— Не надо, я сам…
Теперь уже сестра меня прервала.
— Подождите минуту!
Она упорхнула, но тут же вернулась с костылем.
— Так вам будет легче!
И я справился, хотя без палки было бы сложнее.
На обратном пути я поинтересовался у сестры, которая наотрез отказалась бросать меня, убогого, на произвол судьбы, в какой палате лежит полицейский Александр, доставленный в один день со мной. Сестричка, сама прелесть, проводила меня. Пациент отдыхал поблизости, через пару дверей от моей палаты. Герой лежал замотанный в бинты как мумия, и, кажется, крепко спал. Я не стал его будить.
Перед тем, как вернуться в свою постель, я обвел взглядом больничный коридор, интересуясь, как настроение у Голода. Не то, чтобы он не находил совсем ничего съедобного, просто особо вкусного в клинике и не было. Это утешало, я боялся, что стал в новой жизни вампиром или маньяком-убийцей, что практически одно и то же. Но нет, я не испытывал болезненного желания убивать простых людей. Леночка, моя милая белоснежная медсестра, могла меня не опасаться.
Ближе к вечеру мой ангел принесла мне ужин. Это была первая нормальная трапеза в больнице, до тех пор я питался чем-то жидким из капельницы. И хотя желудок сводило от голода (обычного, человеческого, а не мистического с большой буквы), еда показалась мне абсолютно безвкусной. Каша на воде, жидковатый кисель, черствая булочка. Мне же вдруг захотелось хачапури по-аджарски, чтобы отломить кончик, обжигая пальцы, обмакнуть его в яйцо…
Есть ли в этом мире Аджария, мне еще предстояло узнать. Как и многое другое. И в первую очередь я должен был разобраться с Голодом, на этот раз тем самым, таинственным, и эйфорией, которая охватывала меня при убийстве. Убийстве кого? Плохих парней? Как Голод их определяет? Моральный закон во мне и звездное небо над головой? В прошлой жизни я совершал поступки, которые Кант не одобрил бы. Но обстоятельства моей смерти, надеюсь, искупают мои прегрешения.
Когда Леночка пришла забирать посуду, я, в порыве нежности, взял ее за руку.
— Кто-то пошел на поправку! — с легким ехидством заметила девушка, но руку отдернула не сразу.
А после, уже отойдя на пару шагов, вернулась и поцеловала меня в щечку. После, все же, ушла по своим делам.
Погруженный в не самые приличные фантазии, я задремал. Все же у моего нового молодого тела были свои желания, которые у меня прежнего успели притупиться. Я впервые за дни, проведенные в новом мире, задумался не о выживании, а о жизни, можно было как-то встроиться в социум. Я не был неудачником раньше и не собирался становиться им теперь.
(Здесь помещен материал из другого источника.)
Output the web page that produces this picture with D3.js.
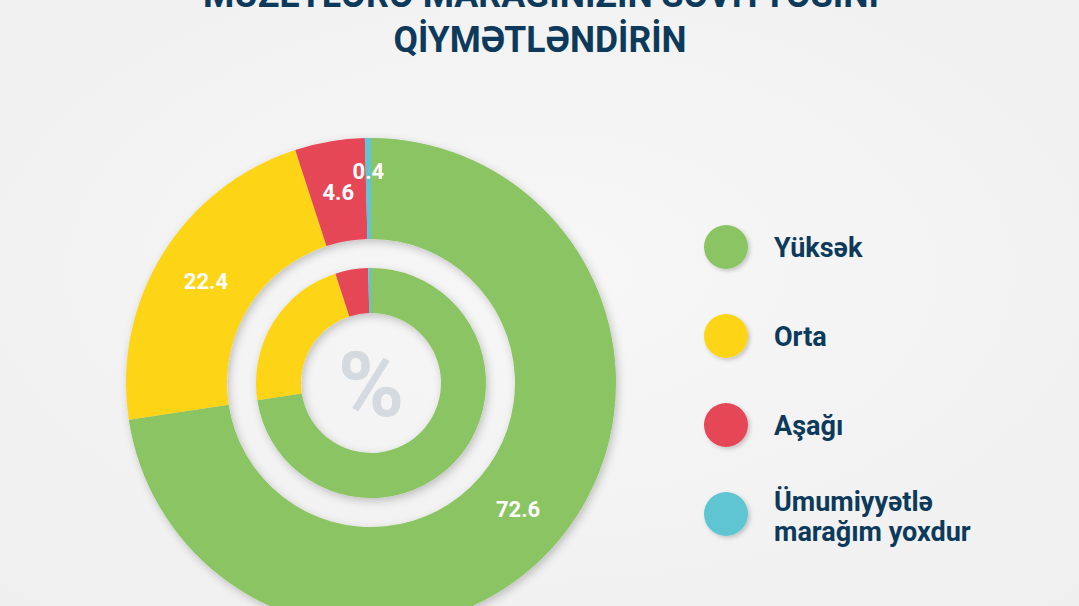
<!DOCTYPE html>
<html>
<head>
<meta charset="utf-8">
<script src="https://cdn.jsdelivr.net/npm/d3@7"></script>
<style>
  html, body { margin: 0; padding: 0; background: #f3f3f4; }
  svg { display: block; }
</style>
</head>
<body>
<svg id="chart" width="1079" height="606"></svg>
<script>
// ---- data ----
const titleLines = ["MUZEYLƏRƏ MARAĞINIZIN SƏVİYYƏSİNİ", "QİYMƏTLƏNDİRİN"];
const categories = ["Yüksək", "Orta", "Aşağı", "Ümumiyyətlə marağım yoxdur"];
const legendLabels = [["Yüksək"], ["Orta"], ["Aşağı"], ["Ümumiyyətlə", "marağım yoxdur"]];
const values = [72.6, 22.4, 4.6, 0.4];
const valueLabels = ["72.6", "22.4", "4.6", "0.4"];
const colors = ["#8bc462", "#fdd414", "#e54657", "#5ec5d2"];
const centerSymbol = "%";

// ---- drawing ----
const W = 1079, H = 606;
const svg = d3.select("#chart");
const navy = "#0d3a5b";

const defs = svg.append("defs");
const bgGrad = defs.append("radialGradient").attr("id", "bg").attr("cx", "50%").attr("cy", "45%").attr("r", "75%");
bgGrad.append("stop").attr("offset", "0%").attr("stop-color", "#f7f7f8");
bgGrad.append("stop").attr("offset", "100%").attr("stop-color", "#efeff0");

const shadow = defs.append("filter").attr("id", "shadow")
  .attr("x", "-20%").attr("y", "-20%").attr("width", "140%").attr("height", "140%");
shadow.append("feDropShadow").attr("dx", 2).attr("dy", 3).attr("stdDeviation", 4)
  .attr("flood-color", "#000").attr("flood-opacity", 0.22);

const smallShadow = defs.append("filter").attr("id", "smallShadow")
  .attr("x", "-40%").attr("y", "-40%").attr("width", "180%").attr("height", "180%");
smallShadow.append("feDropShadow").attr("dx", 2).attr("dy", 2).attr("stdDeviation", 2)
  .attr("flood-color", "#000").attr("flood-opacity", 0.2);

svg.append("rect").attr("width", W).attr("height", H).attr("fill", "url(#bg)");

// title (first line is partly cut by the top edge, as in the reference)
const title = svg.append("g").attr("fill", navy)
  .attr("font-family", "Roboto, 'DejaVu Sans Condensed', sans-serif")
  .attr("font-weight", 700).attr("text-anchor", "middle");
title.append("text").attr("x", 541).attr("y", 7).attr("font-size", 36)
  .attr("textLength", 676).attr("lengthAdjust", "spacingAndGlyphs").text(titleLines[0]);
title.append("text").attr("x", 540).attr("y", 52).attr("font-size", 36)
  .attr("textLength", 293).attr("lengthAdjust", "spacingAndGlyphs").text(titleLines[1]);

// donut
const cx = 371, cy = 383;
const g = svg.append("g").attr("transform", `translate(${cx},${cy})`);

const pie = d3.pie().sort(null).value(d => d);
const arcs = pie(values);

const outerArc = d3.arc().innerRadius(144).outerRadius(245);
const innerArc = d3.arc().innerRadius(70).outerRadius(115);

const outerG = g.append("g").attr("filter", "url(#shadow)");
outerG.selectAll("path").data(arcs).join("path")
  .attr("d", outerArc).attr("fill", (d, i) => colors[i]);

const innerG = g.append("g").attr("filter", "url(#shadow)");
innerG.selectAll("path").data(arcs).join("path")
  .attr("d", innerArc).attr("fill", (d, i) => colors[i]);

// centre symbol
g.append("text").attr("x", 0).attr("y", 2)
  .attr("text-anchor", "middle").attr("dominant-baseline", "central")
  .attr("font-family", "Roboto, sans-serif").attr("font-weight", 700)
  .attr("font-size", 90).attr("fill", "#d4dadf").text(centerSymbol);

// value labels
const labelArcMain = d3.arc().innerRadius(194).outerRadius(194);
const labelArcSmall = d3.arc().innerRadius(212).outerRadius(212);
g.selectAll("text.val").data(arcs).join("text").attr("class", "val")
  .attr("transform", d => {
    const c = (d.value < 1 ? labelArcSmall : labelArcMain).centroid(d);
    return `translate(${c[0]},${c[1]})`;
  })
  .attr("text-anchor", "middle").attr("dy", "0.36em")
  .attr("font-family", "Roboto, sans-serif").attr("font-weight", 700)
  .attr("font-size", 22).attr("fill", "#ffffff")
  .text((d, i) => valueLabels[i]);

// legend
const legend = svg.append("g");
const legendY = d3.scalePoint().domain(d3.range(categories.length)).range([247, 514]);
const items = legend.selectAll("g").data(categories).join("g")
  .attr("transform", (d, i) => `translate(726,${legendY(i)})`);
items.append("circle").attr("r", 22).attr("fill", (d, i) => colors[i])
  .attr("filter", "url(#smallShadow)");
items.each(function(d, i) {
  const lines = legendLabels[i];
  const t = d3.select(this).append("text")
    .attr("x", 48).attr("fill", navy)
    .attr("font-family", "Roboto, sans-serif").attr("font-weight", 700)
    .attr("font-size", 27);
  const y0 = lines.length === 1 ? 10 : -3;
  lines.forEach((ln, k) => {
    t.append("tspan").attr("x", 48).attr("y", y0 + k * 30).text(ln);
  });
});
</script>
</body>
</html>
Первое же, что почувствовал, пробудившись, это резкий приступ Голода. «Добыча близко и очень вкусная», — вопил внутренний голос. Столь же сильным оказалось ощущение надвигавшейся беды.
Уже встав с койки, я услышал тихое пение, прекраснее которого не существовало ничего на свете. Я осторожно выглянул из палаты.
По опустевшему коридору шли двое. Одним из них был мой новый знакомый психиатр Марцевич. Сейчас в нем не осталось ничего демонического. Его под ручку вела яркая брюнетка в сексуальном платье, которому место на красной ковровой дорожке, а не в печальных стенах городской больницы. Обязательным в лечебном заведении белым халатом красавица не озаботилась.
Черноволосая бестия тихо-тихо напевала на ухо Марцевичу ту самую мелодию. Я прислушался и почувствовал, что мир вокруг исчезает, недостойный этой прекрасной музыки. Не знаю, что бы со мной стало, но спас мой новый друг Голод, острой болью прошивший тело. Наваждение исчезло, будто и не было.
Странная парочка тем временем дошла до палаты мента Сашки. Брюнетка отпустила доктора, напоследок фамильярно шлепнув его по пятой точке. Марцевич побрел дальше, не обращая на меня никакого внимания.
Дамочка тем временем нырнула в палату, но сразу вернулась, мурлыкая ту же мелодию теперь уже для Сашки. Бегать за ними по всей больнице я бы не смог, но, к счастью, парочка двигалась в моем направлении. Сашка выглядел гораздо хуже, чем я, и, честно говоря, напоминал упакованную в бинты мумию.